Desde una óptica diferente a la que ofrecen las dos caras, izquierda y derecha, del sistema que finalmente se impuso, el objetivo del pacto cincopuntista, en palabras de Lizcano, era el de «evitar una restauración al estilo canovista, que fuese más de lo de antes: un mero régimen de oligarquías burguesas y partidos de “aparato”, dóciles a la globalización capitalista. Nuestra Transición postfranquista estaba infectada de “progresismo” consumista y permisivo y, encima uncida al carro “federalista” y neoliberal de la eurocéntrica Unión Europea, cuando no al complaciente protectorado de Estados Unidos».

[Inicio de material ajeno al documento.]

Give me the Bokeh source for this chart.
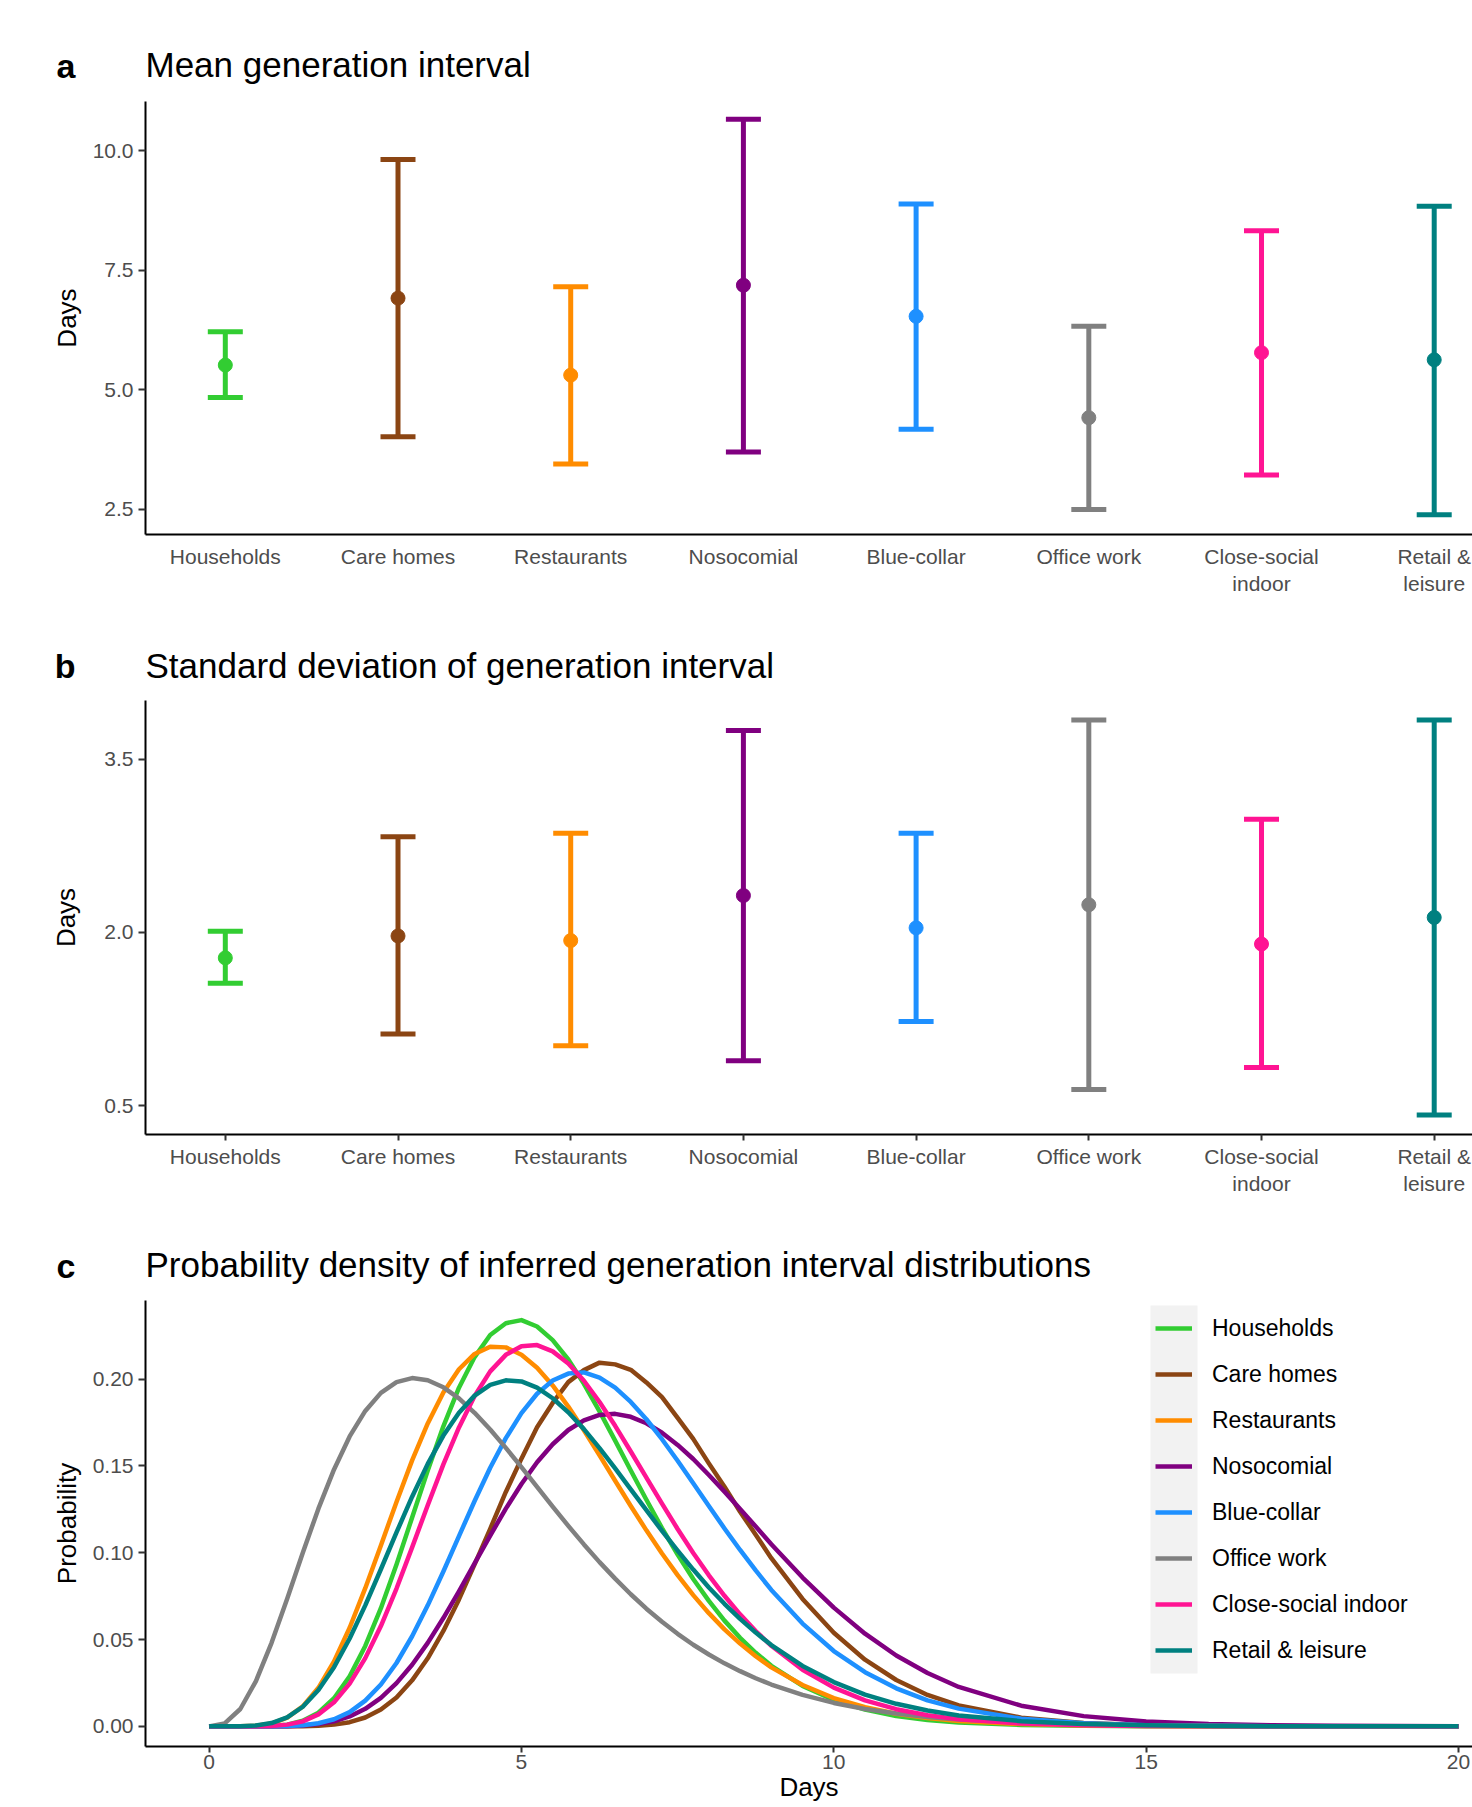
from bokeh.plotting import figure
from bokeh.layouts import column
from bokeh.models import (Range1d, FixedTicker, NumeralTickFormatter,
                          Legend, LegendItem, BoxAnnotation, ColumnDataSource)
from bokeh.core.properties import value
from bokeh.embed import file_html
from bokeh.resources import INLINE

# ---------------- data ----------------
categories = ["Households", "Care homes", "Restaurants", "Nosocomial",
              "Blue-collar", "Office work", "Close-social indoor", "Retail & leisure"]
tick_labels = ["Households", "Care homes", "Restaurants", "Nosocomial",
               "Blue-collar", "Office work", "Close-social\nindoor", "Retail &\nleisure"]
colors = ["#32CD32", "#8B4513", "#FF8C00", "#800080",
          "#1E90FF", "#808080", "#FF1493", "#008080"]

mean_est = [5.52, 6.92, 5.31, 7.19, 6.54, 4.42, 5.78, 5.63]
mean_lo = [4.84, 4.02, 3.45, 3.70, 4.18, 2.50, 3.22, 2.39]
mean_hi = [6.22, 9.82, 7.16, 10.66, 8.89, 6.33, 8.33, 8.84]

sd_est = [1.78, 1.97, 1.93, 2.32, 2.04, 2.24, 1.90, 2.13]
sd_lo = [1.56, 1.12, 1.02, 0.89, 1.23, 0.64, 0.83, 0.42]
sd_hi = [2.01, 2.83, 2.86, 3.75, 2.86, 3.84, 2.98, 3.84]

mean_ticks = [2.5, 5.0, 7.5, 10.0]
sd_ticks = [0.5, 2.0, 3.5]
prob_ticks = [0.0, 0.05, 0.10, 0.15, 0.20]
day_ticks = [0, 5, 10, 15, 20]

days = [0, 0.25, 0.5, 0.75, 1, 1.25, 1.5, 1.75, 2, 2.25, 2.5, 2.75, 3, 3.25, 3.5, 3.75,
        4, 4.25, 4.5, 4.75, 5, 5.25, 5.5, 5.75, 6, 6.25, 6.5, 6.75, 7, 7.25, 7.5, 7.75,
        8, 8.25, 8.5, 8.75, 9,
        9.5, 10, 10.5, 11, 11.5, 12,
        13, 14, 15, 16, 17, 18, 20]

dens_households = [0, 0, 0.0000, 0.0000, 0.0002, 0.0010, 0.0032, 0.0079,
                   0.0162, 0.0288, 0.0463, 0.0681, 0.0933, 0.1203, 0.1474, 0.1728,
                   0.1951, 0.2127, 0.2254, 0.2322, 0.2340, 0.2303, 0.2225, 0.2113,
                   0.1973, 0.1814, 0.1646, 0.1474, 0.1305, 0.1142, 0.0990, 0.0849,
                   0.0723, 0.0609, 0.0510, 0.0424, 0.0349,
                   0.0233, 0.0152, 0.0097, 0.0060, 0.0037, 0.0022,
                   0.0008, 0.0003, 0.0001, 0.0000, 0, 0, 0]
dens_care = [0, 0, 0, 0, 0, 0.0000, 0.0001, 0.0003,
             0.0010, 0.0024, 0.0051, 0.0097, 0.0166, 0.0265, 0.0392, 0.0550,
             0.0731, 0.0933, 0.1138, 0.1350, 0.1542, 0.1723, 0.1863, 0.1983,
             0.2052, 0.2095, 0.2085, 0.2054, 0.1981, 0.1896, 0.1777, 0.1656,
             0.1515, 0.1380, 0.1236, 0.1104, 0.0969,
             0.0734, 0.0539, 0.0384, 0.0267, 0.0181, 0.0121,
             0.0050, 0.0020, 0.0007, 0.0003, 0.0001, 0.0000, 0]
dens_restaurants = [0, 0, 0.0000, 0.0004, 0.0016, 0.0050, 0.0115, 0.0222,
                    0.0374, 0.0568, 0.0796, 0.1042, 0.1293, 0.1532, 0.1745, 0.1923,
                    0.2057, 0.2145, 0.2187, 0.2183, 0.2141, 0.2066, 0.1964, 0.1842,
                    0.1706, 0.1562, 0.1415, 0.1269, 0.1129, 0.0996, 0.0871, 0.0756,
                    0.0652, 0.0559, 0.0477, 0.0404, 0.0340,
                    0.0238, 0.0163, 0.0110, 0.0073, 0.0048, 0.0031,
                    0.0013, 0.0005, 0.0002, 0.0001, 0, 0, 0]
dens_nosocomial = [0, 0, 0, 0, 0.0000, 0.0001, 0.0005, 0.0013,
                   0.0029, 0.0057, 0.0101, 0.0164, 0.0249, 0.0355, 0.0481, 0.0624,
                   0.0778, 0.0939, 0.1099, 0.1254, 0.1396, 0.1521, 0.1625, 0.1707,
                   0.1763, 0.1794, 0.1800, 0.1783, 0.1746, 0.1691, 0.1621, 0.1540,
                   0.1448, 0.1352, 0.1252, 0.1151, 0.1049,
                   0.0857, 0.0684, 0.0534, 0.0408, 0.0307, 0.0227,
                   0.0119, 0.0059, 0.0028, 0.0013, 0.0006, 0.0003, 0.0000]
dens_bluecollar = [0, 0, 0, 0, 0.0000, 0.0002, 0.0006, 0.0018,
                   0.0041, 0.0082, 0.0148, 0.0241, 0.0365, 0.0519, 0.0697, 0.0892,
                   0.1096, 0.1298, 0.1490, 0.1660, 0.1804, 0.1916, 0.1992, 0.2032,
                   0.2039, 0.2009, 0.1951, 0.1869, 0.1769, 0.1654, 0.1530, 0.1400,
                   0.1269, 0.1140, 0.1016, 0.0898, 0.0786,
                   0.0592, 0.0434, 0.0312, 0.0219, 0.0150, 0.0102,
                   0.0044, 0.0018, 0.0007, 0.0003, 0.0001, 0.0000, 0]
dens_office = [0, 0.0017, 0.0100, 0.0261, 0.0481, 0.0735, 0.1000, 0.1254,
               0.1480, 0.1670, 0.1817, 0.1921, 0.1983, 0.2006, 0.1994, 0.1953,
               0.1889, 0.1806, 0.1710, 0.1604, 0.1493, 0.1379, 0.1266, 0.1155,
               0.1048, 0.0946, 0.0851, 0.0761, 0.0678, 0.0603, 0.0533, 0.0470,
               0.0414, 0.0363, 0.0318, 0.0277, 0.0241,
               0.0181, 0.0135, 0.0100, 0.0074, 0.0054, 0.0039,
               0.0021, 0.0011, 0.0005, 0.0003, 0.0001, 0.0001, 0.0000]
dens_closesocial = [0, 0, 0, 0, 0.0002, 0.0010, 0.0029, 0.0069,
                    0.0139, 0.0246, 0.0393, 0.0578, 0.0794, 0.1031, 0.1274, 0.1509,
                    0.1722, 0.1903, 0.2045, 0.2140, 0.2190, 0.2196, 0.2160, 0.2090,
                    0.1991, 0.1868, 0.1731, 0.1583, 0.1433, 0.1283, 0.1137, 0.0999,
                    0.0870, 0.0752, 0.0645, 0.0549, 0.0464,
                    0.0326, 0.0223, 0.0150, 0.0099, 0.0064, 0.0041,
                    0.0016, 0.0006, 0.0002, 0.0001, 0, 0, 0]
dens_retail = [0, 0, 0.0001, 0.0005, 0.0019, 0.0052, 0.0113, 0.0209,
               0.0341, 0.0506, 0.0697, 0.0905, 0.1117, 0.1323, 0.1512, 0.1675,
               0.1807, 0.1905, 0.1967, 0.1993, 0.1987, 0.1951, 0.1890, 0.1809,
               0.1712, 0.1603, 0.1486, 0.1365, 0.1245, 0.1126, 0.1012, 0.0903,
               0.0800, 0.0706, 0.0619, 0.0540, 0.0468,
               0.0348, 0.0255, 0.0183, 0.0130, 0.0091, 0.0063,
               0.0030, 0.0013, 0.0006, 0.0002, 0.0001, 0.0000, 0]
densities = [dens_households, dens_care, dens_restaurants, dens_nosocomial,
             dens_bluecollar, dens_office, dens_closesocial, dens_retail]

# ---------------- style ----------------
FONT = "Liberation Sans"
W = 1472
LEFT = 145
TICK_COLOR = "#4D4D4D"


def style(p, x_tick_out, x_standoff, y_label_standoff):
    p.xgrid.visible = False
    p.ygrid.visible = False
    p.outline_line_color = None
    p.background_fill_color = "white"
    p.border_fill_color = "white"
    for ax in (p.xaxis[0], p.yaxis[0]):
        ax.axis_line_color = "black"
        ax.axis_line_width = 2
        ax.major_tick_line_color = "#333333"
        ax.major_tick_line_width = 2
        ax.major_tick_in = 0
        ax.major_tick_out = 7
        ax.minor_tick_line_color = None
        ax.major_label_text_font = FONT
        ax.major_label_text_font_size = "21px"
        ax.major_label_text_color = TICK_COLOR
        ax.axis_label_text_font = FONT
        ax.axis_label_text_font_size = "26px"
        ax.axis_label_text_font_style = "normal"
        ax.axis_label_text_color = "black"
    p.yaxis[0].major_label_standoff = 5
    p.yaxis[0].axis_label_standoff = y_label_standoff
    p.xaxis[0].major_tick_out = x_tick_out
    if x_tick_out == 0:
        p.xaxis[0].major_tick_line_color = None
    p.xaxis[0].major_label_standoff = x_standoff


def header(height, top, letter, title, base_y):
    # header strip: panel letter as a horizontal left-axis label, title as text
    h = figure(width=W, height=height, output_backend="svg", toolbar_location=None,
               x_range=Range1d(0, W - LEFT), y_range=Range1d(0, height - top),
               x_axis_type=None, title=None,
               min_border_left=LEFT, min_border_right=0,
               min_border_top=top, min_border_bottom=0)
    h.outline_line_color = None
    h.background_fill_color = "white"
    h.border_fill_color = "white"
    h.grid.visible = False
    ax = h.yaxis[0]
    ax.ticker = FixedTicker(ticks=[])
    ax.axis_line_color = None
    ax.major_tick_line_color = None
    ax.minor_tick_line_color = None
    ax.major_tick_in = 0
    ax.major_tick_out = 0
    ax.minor_tick_in = 0
    ax.minor_tick_out = 0
    ax.major_label_standoff = 0
    ax.major_label_text_font_size = "0px"
    ax.axis_label = letter
    ax.axis_label_orientation = "horizontal"
    ax.axis_label_text_font = FONT
    ax.axis_label_text_font_size = "34px"
    ax.axis_label_text_font_style = "bold"
    ax.axis_label_text_color = "black"
    ax.axis_label_standoff = 70
    h.text(x=[0], y=[base_y], text=[title], text_font=value(FONT),
           text_font_size="35px", text_color="black",
           text_baseline="alphabetic", text_align="left")
    return h


xs = list(range(len(categories)))
overrides = {i: lab for i, lab in enumerate(tick_labels)}


def interval_panel(height, bottom, yr, est, lo, hi, ticks, fmt, x_tick_out,
                   x_standoff, y_label_standoff):
    p = figure(width=W, height=height, output_backend="svg", toolbar_location=None,
               title=None,
               x_range=Range1d(-0.4621, 7.2217), y_range=Range1d(*yr),
               min_border_left=LEFT, min_border_right=0, min_border_top=0,
               min_border_bottom=bottom)
    src = ColumnDataSource(dict(x=xs, est=est, lo=lo, hi=hi, color=colors))
    p.segment(x0="x", y0="lo", x1="x", y1="hi", line_color="color", line_width=5,
              source=src)
    p.scatter(x="x", y="hi", marker="dash", size=35, line_width=5, line_color="color",
              source=src)
    p.scatter(x="x", y="lo", marker="dash", size=35, line_width=5, line_color="color",
              source=src)
    p.scatter(x="x", y="est", marker="circle", size=14, fill_color="color",
              line_color="color", source=src)
    p.xaxis.ticker = FixedTicker(ticks=xs)
    p.xaxis.major_label_overrides = overrides
    p.yaxis.ticker = FixedTicker(ticks=ticks)
    p.yaxis.formatter = NumeralTickFormatter(format=fmt)
    p.yaxis.axis_label = "Days"
    style(p, x_tick_out, x_standoff, y_label_standoff)
    return p


# Panel a
h1 = header(101, 29, "a", "Mean generation interval", 37.0)
p1 = interval_panel(499, 66, (1.977, 11.033), mean_est, mean_lo, mean_hi,
                    mean_ticks, "0.0", 0, 10, 8)

# Panel b
h2 = header(100, 31, "b", "Standard deviation of generation interval", 35.4)
p2 = interval_panel(500, 66, (0.2506, 4.009), sd_est, sd_lo, sd_hi,
                    sd_ticks, "0.0", 6, 4, 20)

# Panel c
h3 = header(100, 30, "c", "Probability density of inferred generation interval distributions", 36.0)
p3 = figure(width=W, height=507, output_backend="svg", toolbar_location=None,
            title=None,
            x_range=Range1d(-1.018, 20.224), y_range=Range1d(-0.0116, 0.2453),
            min_border_left=LEFT, min_border_right=0, min_border_top=0,
            min_border_bottom=61)
p3.add_layout(BoxAnnotation(left=1005, right=1052, bottom=73, top=441,
                            left_units="screen", right_units="screen",
                            bottom_units="screen", top_units="screen",
                            fill_color="#F2F2F2", fill_alpha=1.0, line_color=None,
                            level="underlay"))
items = []
for cat, col, dens in zip(categories, colors, densities):
    r = p3.line(days, dens, line_color=col, line_width=4.5, line_join="round")
    items.append(LegendItem(label=cat, renderers=[r]))
legend = Legend(items=items, location=(1010, 73), orientation="vertical",
                glyph_width=37, glyph_height=46, label_height=46, spacing=0,
                padding=0, margin=0, label_standoff=20,
                label_text_font=FONT, label_text_font_size="23px",
                label_text_color="black", background_fill_alpha=0,
                border_line_color=None)
p3.add_layout(legend)
p3.xaxis.ticker = FixedTicker(ticks=day_ticks)
p3.xaxis.formatter = NumeralTickFormatter(format="0")
p3.yaxis.ticker = FixedTicker(ticks=prob_ticks)
p3.yaxis.formatter = NumeralTickFormatter(format="0.00")
p3.yaxis.axis_label = "Probability"
p3.xaxis.axis_label = "Days"
style(p3, 6, 2, 8)
p3.xaxis[0].axis_label_standoff = 0

layout = column(h1, p1, h2, p2, h3, p3, spacing=0)
open("out.html", "w").write(file_html(layout, INLINE, title="Generation interval"))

La Transición hubiera sido muy diferente con un sindicato único y obligatorio, pero plural y democrático; comprometido con la promoción de empresas cooperativas de producción y consumo, así como impulsor de la participación de los sindicatos obreros en cualquier empresa o institución social, en todos los ámbitos: municipales, provinciales, regionales o de naturaleza estatal o paraestatal. Y también en las empresas nacionalizadas, en la planificación y ejecución de la política de desarrollo económico y social, y en los órganos representativos de gestión, de consulta y de legislación general, tal y como propugnaban los acuerdos cincopuntistas. Algo inasumible para el capitalismo neoliberal que vino después. Y la insólita coincidencia, aunque por motivos diferentes, de Franco con la clerecía dogmática anarquista, con el autoritarismo comunista y con la miopía, o la traición, de una izquierda homologable con la socialdemocracia europea, cortó de raíz este original proyecto.